Tuesday, July 21, 2015

New RNA-seq samples (quality)

The new RNA-seq data arrived about a week and a half ago. Since then I've aligned it to the KW20 genome and looked a bit into the antitoxin knockout samples.

But I wanted to mention the quality of the data. This analysis was done partially using FASTQC:


These plots show the distribution of quality at each base position. (Phred score on y axis, position in read on x axis) In Illumina data, we expect the quality to decrease the longer the read gets. In the old data, you can see the quick drop of quality at the end of each read. These plots are very representative of both old and new datasets and overall I'd say the sequencing quality is higher for the new dataset. This doesn't say anything about the content of the samples though.


Here are some interesting numbers:

Average # of reads of older samples: 7,643,000
Average # of reads of new samples: 11,620,000

On average, the new set of samples are much larger. But there are a few samples that are on the low side:

- toxx_M3_K ( 2,311,395 reads )
- hfqx_M2_J ( 5,416,787 reads )
- hfqx_M3_J ( 2,285,198 reads )

Average % GC in older samples: 40.6%
Average % GC in new samples: 48.8 %

This seems a little alarming at first. Let's look at the distribution more closely: 



This plot shows the number of reads with a given GC content (red line) and a smoothed theoretical bell-curve (blue line). I added the green bars to help compare peaks in the plots. The old data is what I expect a good distribution of KW20 mRNA to look like. The large peaks in the new dataset lines up with tiny bumps in the old data. These are likely from ribosomal RNA. The alignment data also supports the idea that there is much more KW20 rRNA in the new dataset (probably because we used suboptimal amounts of RiboZero when extracting the RNA). Is this a problem? I'll get to that soon.
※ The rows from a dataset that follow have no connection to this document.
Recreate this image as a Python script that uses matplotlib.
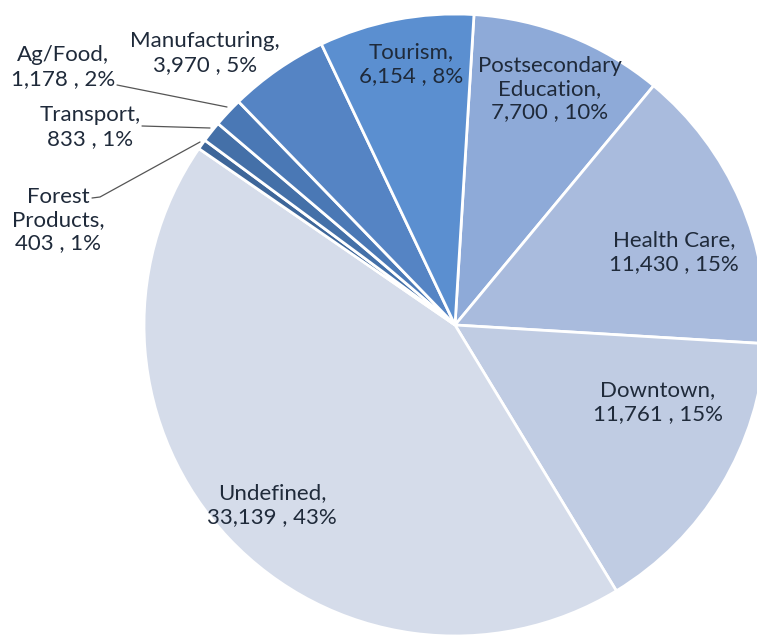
import matplotlib
matplotlib.use("Agg")
import matplotlib.pyplot as plt

categories = ["Postsecondary\nEducation", "Health Care", "Downtown", "Undefined",
              "Forest\nProducts", "Transport", "Ag/Food", "Manufacturing", "Tourism"]
values = [7700, 11430, 11761, 33139, 403, 833, 1178, 3970, 6154]
percents = ["10%", "15%", "15%", "43%", "1%", "1%", "2%", "5%", "8%"]
colors = ["#8eaad8", "#a9bbdd", "#c0cce3", "#d5dcea",
          "#3e6699", "#4470a8", "#4a78b5", "#5584c4", "#5b8fd0"]

W, H = 757, 635
cx, cy, R = 455, 325, 311  # pixel geometry of the pie

fig = plt.figure(figsize=(W / 100, H / 100), dpi=100)
ax = fig.add_axes([0, 0, 1, 1])

wedges, _ = ax.pie(values, colors=colors, startangle=86.5, counterclock=False,
                   radius=1.0, center=(0, 0),
                   wedgeprops=dict(edgecolor="white", linewidth=2))
ax.set_xlim(-cx / R, (W - cx) / R)
ax.set_ylim(-(H - cy) / R, cy / R)
ax.set_aspect("equal")
ax.axis("off")


def px(x, y):
    return ((x - cx) / R, (cy - y) / R)


def label(i):
    return f"{categories[i]},\n{values[i]:,} , {percents[i]}"


font = dict(family=["Lato", "DejaVu Sans"], fontsize=16, color="#1f2a3a",
            ha="center", va="center", linespacing=1.2)

# label positions in pixel coordinates (centre of text block)
pos = {
    0: (550, 89),
    1: (674, 252),
    2: (658, 402),
    3: (272, 505),
    4: (58, 220),
    5: (90, 127),
    6: (63, 67),
    7: (205, 53),
    8: (411, 64),
}
for i, (x, y) in pos.items():
    ax.text(*px(x, y), label(i), **font)

# leader lines for small outside labels
leaders = [
    [(117, 85), (227, 107)],               # Ag/Food
    [(142, 126), (210, 128)],              # Transport
    [(92, 198), (100, 197), (200, 142)],   # Forest
]
for pts in leaders:
    xs, ys = zip(*[px(x, y) for x, y in pts])
    ax.plot(xs, ys, color="#555555", lw=0.9, solid_capstyle="round")

fig.savefig("out.png", dpi=100, facecolor="white")
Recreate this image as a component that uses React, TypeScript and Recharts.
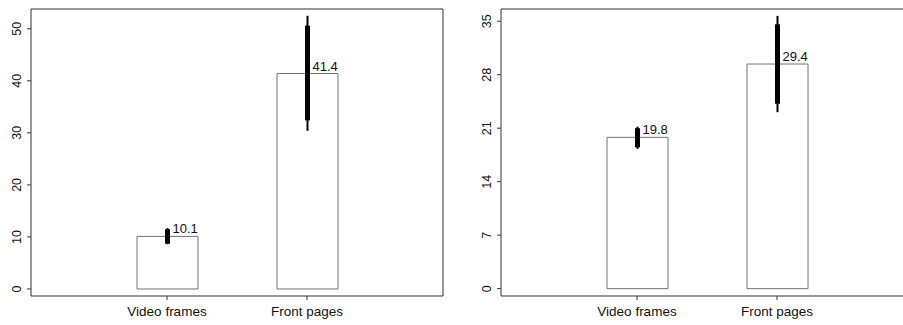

% Aligned to KW20 genome in older samples (average):  98.1%
% Aligned to KW20 genome in new samples (average): 81.1%

It seems like there is a lot more contamination in the new datasets. In fact, ~20% of reads do not appear to come from KW20. I blasted a few of these unaligned pieces and they all aligned to 23S ribosomal RNA in other bacterial species (E. coli, Bacillus subtilis, etc.). This is a shame, but again, is it a problem?

Average count data in older samples: 8,223,000
Average count data in new samples: 3,000,000

I should explain what this number means. This is a count of the number of reads that align to some gene in the KW20 genome (other than rRNA genes), averaged across all samples. (note: reads that overlap two genes may be double counted). In other words, this number is proportional to the number of useful reads (useful for differential expression).

So there are about 2.75x more useful reads in older samples than the new samples. Although this isn't optimal, I don't think it is a big problem (and I haven't run into an obvious problem yet). Perhaps a few samples could use a couple million more reads, overall the data looks usable.